## START DATASET EXTRACT

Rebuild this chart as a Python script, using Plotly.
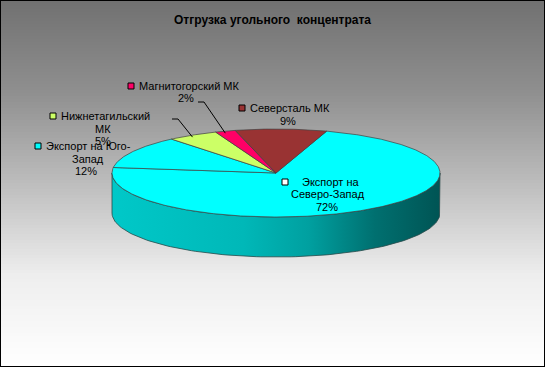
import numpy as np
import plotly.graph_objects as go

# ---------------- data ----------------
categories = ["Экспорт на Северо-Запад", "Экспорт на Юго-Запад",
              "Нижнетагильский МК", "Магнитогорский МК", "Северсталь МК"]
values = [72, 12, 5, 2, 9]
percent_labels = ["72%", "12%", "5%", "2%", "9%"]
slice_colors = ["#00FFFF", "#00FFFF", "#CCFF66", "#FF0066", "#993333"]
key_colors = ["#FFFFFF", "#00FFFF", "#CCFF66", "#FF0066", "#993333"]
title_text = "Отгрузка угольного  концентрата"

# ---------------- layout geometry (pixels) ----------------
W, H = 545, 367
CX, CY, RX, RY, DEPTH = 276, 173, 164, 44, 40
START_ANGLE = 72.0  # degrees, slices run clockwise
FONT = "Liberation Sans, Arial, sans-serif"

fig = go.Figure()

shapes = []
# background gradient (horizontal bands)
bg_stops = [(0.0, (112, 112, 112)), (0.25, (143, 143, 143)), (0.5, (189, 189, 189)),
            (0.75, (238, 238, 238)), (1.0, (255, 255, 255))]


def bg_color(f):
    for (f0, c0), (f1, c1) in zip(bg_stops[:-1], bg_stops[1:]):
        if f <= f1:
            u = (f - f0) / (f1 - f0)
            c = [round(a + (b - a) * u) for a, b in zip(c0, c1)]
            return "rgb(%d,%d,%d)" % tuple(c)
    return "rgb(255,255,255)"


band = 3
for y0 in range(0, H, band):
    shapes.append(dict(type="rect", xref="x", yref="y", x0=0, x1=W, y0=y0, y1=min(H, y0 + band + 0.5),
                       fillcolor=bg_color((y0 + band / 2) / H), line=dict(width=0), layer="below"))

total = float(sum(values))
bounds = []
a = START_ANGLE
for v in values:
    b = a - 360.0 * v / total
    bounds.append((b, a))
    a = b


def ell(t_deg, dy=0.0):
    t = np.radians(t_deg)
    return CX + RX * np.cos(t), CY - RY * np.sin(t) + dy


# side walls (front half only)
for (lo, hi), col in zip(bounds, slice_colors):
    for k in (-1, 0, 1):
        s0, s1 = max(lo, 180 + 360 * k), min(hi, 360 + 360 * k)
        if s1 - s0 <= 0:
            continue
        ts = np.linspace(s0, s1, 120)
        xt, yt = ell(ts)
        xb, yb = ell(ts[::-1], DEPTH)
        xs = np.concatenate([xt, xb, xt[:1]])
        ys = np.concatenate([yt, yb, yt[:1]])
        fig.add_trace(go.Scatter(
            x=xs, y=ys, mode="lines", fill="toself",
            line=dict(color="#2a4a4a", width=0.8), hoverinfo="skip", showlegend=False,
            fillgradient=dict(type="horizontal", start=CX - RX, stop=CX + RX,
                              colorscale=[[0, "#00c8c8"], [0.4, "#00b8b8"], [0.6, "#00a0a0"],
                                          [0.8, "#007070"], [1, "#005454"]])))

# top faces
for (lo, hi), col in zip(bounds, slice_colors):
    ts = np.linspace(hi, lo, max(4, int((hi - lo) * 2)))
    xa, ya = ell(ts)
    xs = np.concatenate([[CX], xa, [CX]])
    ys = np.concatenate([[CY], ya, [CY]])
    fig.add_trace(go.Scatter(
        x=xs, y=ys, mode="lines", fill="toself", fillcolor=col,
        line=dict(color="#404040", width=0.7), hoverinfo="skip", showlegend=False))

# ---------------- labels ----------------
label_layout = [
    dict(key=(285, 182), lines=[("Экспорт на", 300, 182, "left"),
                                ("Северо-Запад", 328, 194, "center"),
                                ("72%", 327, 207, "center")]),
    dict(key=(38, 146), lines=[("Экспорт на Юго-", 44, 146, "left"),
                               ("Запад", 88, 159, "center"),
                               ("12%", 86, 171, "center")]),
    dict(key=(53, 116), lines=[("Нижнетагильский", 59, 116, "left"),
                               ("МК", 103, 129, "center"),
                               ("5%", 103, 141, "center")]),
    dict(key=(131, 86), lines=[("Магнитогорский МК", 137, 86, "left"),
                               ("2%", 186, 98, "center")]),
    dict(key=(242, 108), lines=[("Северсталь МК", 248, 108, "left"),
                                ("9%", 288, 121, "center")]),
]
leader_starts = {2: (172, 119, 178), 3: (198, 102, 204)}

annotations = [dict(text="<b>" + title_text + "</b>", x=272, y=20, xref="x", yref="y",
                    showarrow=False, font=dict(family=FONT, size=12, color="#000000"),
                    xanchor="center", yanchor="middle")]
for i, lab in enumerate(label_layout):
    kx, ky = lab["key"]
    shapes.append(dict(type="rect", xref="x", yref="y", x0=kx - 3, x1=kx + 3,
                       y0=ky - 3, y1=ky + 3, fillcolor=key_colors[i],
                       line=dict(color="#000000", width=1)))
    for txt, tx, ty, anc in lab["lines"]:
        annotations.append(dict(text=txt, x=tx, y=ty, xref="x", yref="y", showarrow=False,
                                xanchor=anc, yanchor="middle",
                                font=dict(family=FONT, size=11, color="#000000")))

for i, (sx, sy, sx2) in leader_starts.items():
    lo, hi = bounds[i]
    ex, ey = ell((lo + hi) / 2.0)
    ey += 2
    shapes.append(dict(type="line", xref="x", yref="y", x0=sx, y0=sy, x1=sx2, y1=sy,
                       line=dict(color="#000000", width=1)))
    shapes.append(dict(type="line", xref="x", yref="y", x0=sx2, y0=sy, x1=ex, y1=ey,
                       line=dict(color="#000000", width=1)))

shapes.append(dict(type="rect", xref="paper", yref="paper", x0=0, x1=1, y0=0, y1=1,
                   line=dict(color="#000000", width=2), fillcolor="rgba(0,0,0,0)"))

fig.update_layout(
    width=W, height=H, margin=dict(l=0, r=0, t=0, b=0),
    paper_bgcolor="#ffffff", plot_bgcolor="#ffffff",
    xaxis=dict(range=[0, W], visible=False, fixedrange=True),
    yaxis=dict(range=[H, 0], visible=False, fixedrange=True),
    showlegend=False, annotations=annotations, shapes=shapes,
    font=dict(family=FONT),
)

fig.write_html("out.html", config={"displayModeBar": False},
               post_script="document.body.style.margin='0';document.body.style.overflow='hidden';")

## END DATASET EXTRACT

» GIVEN EXERCISE
Take the lines from the start of the material to the line with "fig = go.Figure()", both included, and transcribe them exactly without the pictures.

» SOLUTION FOR THIS EXERCISE
Rebuild this chart as a Python script, using Plotly.
import numpy as np
import plotly.graph_objects as go

# ---------------- data ----------------
categories = ["Экспорт на Северо-Запад", "Экспорт на Юго-Запад",
              "Нижнетагильский МК", "Магнитогорский МК", "Северсталь МК"]
values = [72, 12, 5, 2, 9]
percent_labels = ["72%", "12%", "5%", "2%", "9%"]
slice_colors = ["#00FFFF", "#00FFFF", "#CCFF66", "#FF0066", "#993333"]
key_colors = ["#FFFFFF", "#00FFFF", "#CCFF66", "#FF0066", "#993333"]
title_text = "Отгрузка угольного  концентрата"

# ---------------- layout geometry (pixels) ----------------
W, H = 545, 367
CX, CY, RX, RY, DEPTH = 276, 173, 164, 44, 40
START_ANGLE = 72.0  # degrees, slices run clockwise
FONT = "Liberation Sans, Arial, sans-serif"

fig = go.Figure()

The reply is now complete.